Nothing good comes of criminal prosecutions following air disasters. While such proceedings may satisfy the public’s zeal to punish those responsible, the result is that the flow of information necessary to correct aviation problems dries up over the long term because of the fear that such information will be used for criminal prosecution in the event of accidents.
It is bad enough that manufacturers and airlines now hide what they do, or more importantly what they don’t do, in an effort to escape civil liability for accidents. Criminalization has always been fraught with the specter of witnesses using their Fifth Amendment rights not to incriminate themselves (which has the effect of impeding investigations that might result in safety improvements).
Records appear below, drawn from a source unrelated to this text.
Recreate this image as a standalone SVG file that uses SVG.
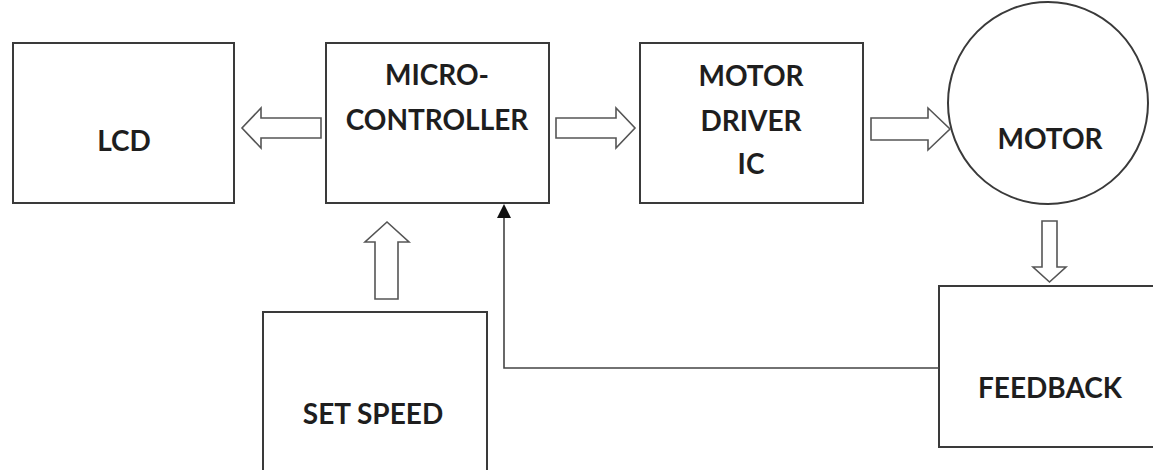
<svg xmlns="http://www.w3.org/2000/svg" width="1153" height="470" viewBox="0 0 1153 470">
<style>
.box{fill:#fff;stroke:#3a3a3a;stroke-width:2}
.blk{fill:#fff;stroke:#555;stroke-width:1.6;stroke-linejoin:miter}
.lbl{font-family:Lato,"Open Sans","Liberation Sans",sans-serif;font-weight:bold;font-size:28px;fill:#1e1e1e;text-anchor:middle}
.line{fill:none;stroke:#444;stroke-width:1.6}
</style>
<rect width="1153" height="470" fill="#fff"/>
<g id="lcd"><rect class="box" x="13" y="43" width="221" height="160"/><text class="lbl" x="124" y="151">LCD</text></g>
<g id="microcontroller"><rect class="box" x="326" y="43" width="223" height="160"/><text class="lbl" x="437" y="85">MICRO-</text><text class="lbl" x="437" y="130">CONTROLLER</text></g>
<g id="motor-driver"><rect class="box" x="640" y="43" width="223" height="160"/><text class="lbl" x="751" y="86">MOTOR</text><text class="lbl" x="751" y="131">DRIVER</text><text class="lbl" x="751" y="174">IC</text></g>
<g id="motor"><ellipse class="box" cx="1048" cy="103" rx="100" ry="101"/><text class="lbl" x="1050" y="149">MOTOR</text></g>
<g id="set-speed"><rect class="box" x="263" y="312" width="224" height="170"/><text class="lbl" x="373" y="424">SET SPEED</text></g>
<g id="feedback"><rect class="box" x="939" y="286" width="230" height="161"/><text class="lbl" x="1050" y="398">FEEDBACK</text></g>
<g id="connectors">
<path class="blk" d="M321,118 L261,118 L261,108 L242,128 L261,148 L261,138 L321,138 Z"/>
<path class="blk" d="M556,118 L616,118 L616,108 L635,128 L616,148 L616,138 L556,138 Z"/>
<path class="blk" d="M871,118 L928,118 L928,108 L950,129 L928,150 L928,140 L871,140 Z"/>
<path class="blk" d="M1042,221 L1057,221 L1057,267 L1066,267 L1049.5,282 L1033,267 L1042,267 Z"/>
<path class="blk" d="M375,299 L398,299 L398,242 L409,242 L387,222 L365,242 L375,242 Z"/>
<path class="line" d="M939,368 L504,368 L504,216"/>
<path d="M497,218 L504,204 L511,218 Z" fill="#111"/>
</g>
</svg>
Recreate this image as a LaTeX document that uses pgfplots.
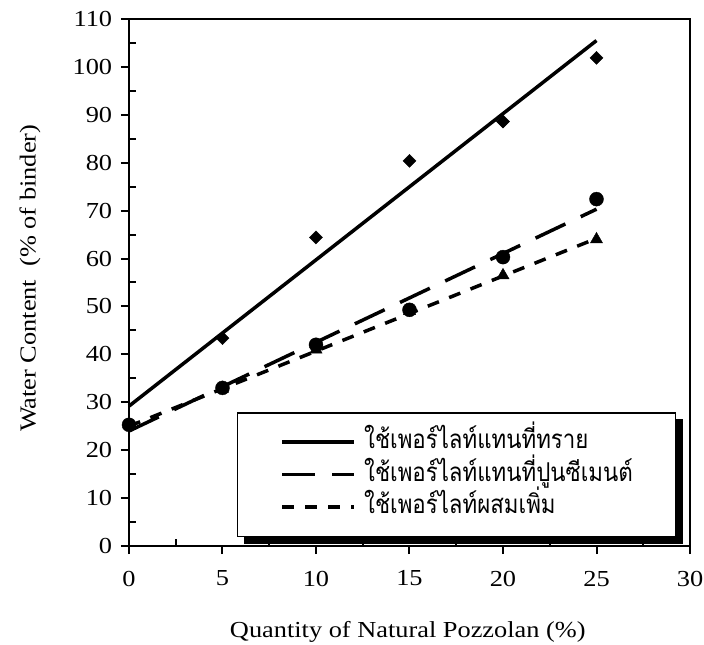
\documentclass[border=0pt]{standalone}
\usepackage{pgfplots}
\pgfplotsset{compat=1.18}
\usepackage{fontspec}
\setmainfont{Liberation Serif}[FakeStretch=1.15]
\newfontfamily\thaifont[Script=Thai, FakeStretch=0.86]{Loma}
\pgfdeclarelayer{background}
\pgfsetlayers{background,main}
\begin{document}
\fontsize{23}{27}\selectfont
\begin{tikzpicture}
\path[use as bounding box] (-129bp,-99bp) rectangle (575bp,546bp);
\begin{axis}[
  scale only axis, width=561bp, height=527bp,
  xmin=0, xmax=30, ymin=0, ymax=110,
  xtick={0,5,...,30}, ytick={0,10,...,110},
  minor x tick num=1, minor y tick num=1,
  tick pos=left,
  tick align=inside,
  major tick length=8bp, minor tick length=7bp,
  every major x tick/.append style={yshift=-8bp},
  every major y tick/.append style={xshift=-8bp},
  every tick/.style={black, line width=2bp},
  axis line style={line width=1.2bp},
  font=\fontsize{23}{27}\selectfont,
  ticklabel style={font=\fontsize{23}{27}\selectfont},
  xticklabel style={yshift=-17bp},
  yticklabel style={xshift=-9bp},
  /pgf/number format/assume math mode=true,
  xlabel={Quantity of Natural Pozzolan (\%)},
  ylabel={Water Content\ \ (\% of binder)},
  every axis x label/.style={at={(axis description cs:0.497,-0.163)}, anchor=center},
  every axis y label/.style={at={(axis description cs:-0.1765,0.508)}, rotate=90, anchor=center},
  clip=false,
  legend style={at={(axis description cs:0.1925,0.017)}, anchor=south west, name=leg,
    draw=black, line width=1.3bp, fill=white,
    inner xsep=43bp, inner ysep=13bp, row sep=0bp, column sep=8bp,
    nodes={inner sep=0bp, text height=22.75bp, text depth=9.75bp, anchor=west},
    font=\thaifont\fontsize{26}{30}\selectfont},
  legend cell align=left,
  legend image code/.code={\draw[#1] (0bp,0bp) -- (72bp,0bp);},
]
\addplot[black, line width=3.5bp] coordinates {(0,29.2) (25,105.5)};
\addlegendentry{ใช้เพอร์ไลท์แทนที่ทราย}
\addplot[black, line width=3.5bp, dash pattern=on 33bp off 17bp] coordinates {(0,24.0) (25,70.3)};
\addlegendentry{ใช้เพอร์ไลท์แทนที่ปูนซีเมนต์}
\addplot[black, line width=3.5bp, dash pattern=on 12bp off 11bp] coordinates {(0,25.0) (25,64.2)};
\addlegendentry{ใช้เพอร์ไลท์ผสมเพิ่ม}
\addplot[forget plot, only marks, mark=square*, mark size=4.6bp, mark options={rotate=45, fill=black, draw=black}] coordinates {(0,25.3) (5,43.4) (10,64.4) (15,80.4) (20,88.6) (25,101.9)};
\addplot[forget plot, only marks, mark=*, mark size=7bp, mark options={fill=black, draw=black}] coordinates {(0,25.3) (5,33.0) (10,42.0) (15,49.3) (20,60.3) (25,72.4)};
\addplot[forget plot, only marks, mark=triangle*, mark size=7bp, mark options={fill=black, draw=black}] coordinates {(0,25.3) (5,32.8) (10,41.0) (15,49.0) (20,56.5) (25,64.0)};
\draw[line width=2bp] (rel axis cs:0,1) -- (rel axis cs:0,0) -- (rel axis cs:1,0);
\end{axis}
\begin{pgfonlayer}{background}
\fill[black] ([shift={(7bp,-7bp)}]leg.south west) rectangle ([shift={(7bp,-7bp)}]leg.north east);
\end{pgfonlayer}
\end{tikzpicture}
\end{document}
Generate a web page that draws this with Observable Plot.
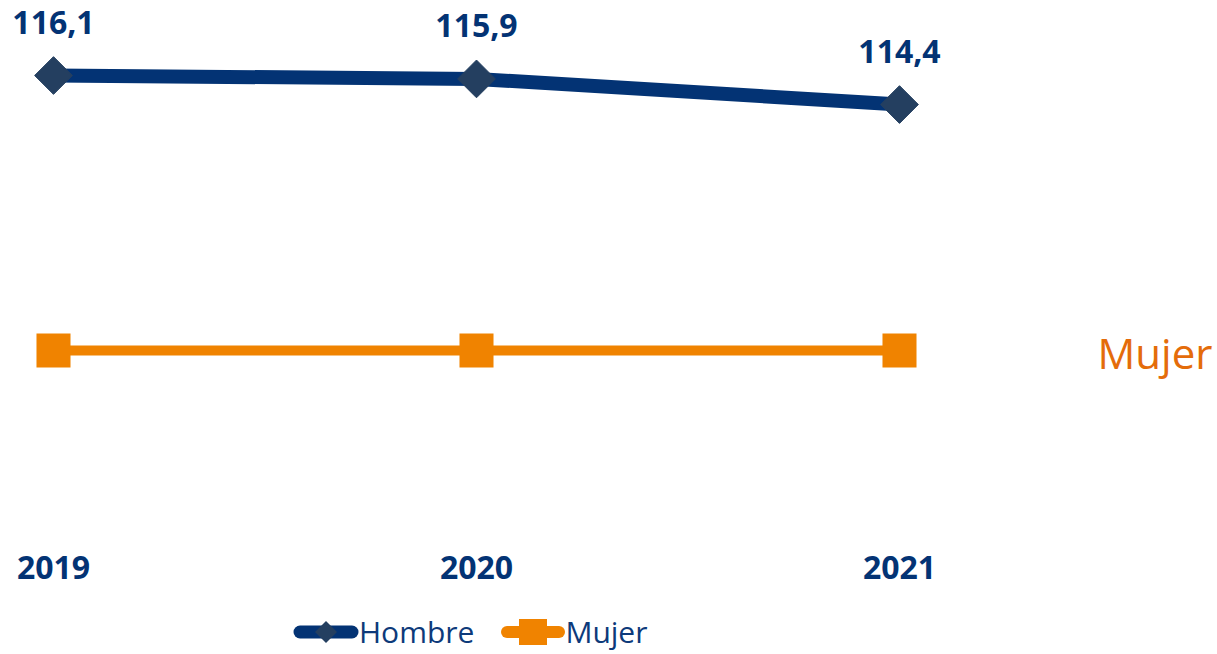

Moreover, public authorities, whether prosecutors or public investigators, do a terrible job at investigating aircraft accidents and are too often the tools of manufacturers and airlines. Plaintiffs’ lawyers do the majority of aircraft accident investigations in the United States and spend far more, examine more intensively and extensively, and take sworn testimony more often to get to the bottom of these accidents. Criminalization will impede, not enhance, these efforts. What we need is more zealous sanctions when airlines and manufacturers hide information from the certifying authorities, distort warnings received from the field and flat out lie during civil proceedings. We need fewer judges who are selected for their promise to deter plaintiffs’ lawsuits; we should go back to hiring judges based on their demonstrated lack of bias and predilection.
This issue has been around for years and is most often discussed in countries where civil litigation does not exist the way it does in the United States. Where there is no suitable vehicle to get to the truth civilly, criminalization is the fall-back position taken out of frustration. The real solution is to expand civil litigation systems in countries that don’t currently have them so that safety is enhanced rather than deterred by the regressive effects of criminalization.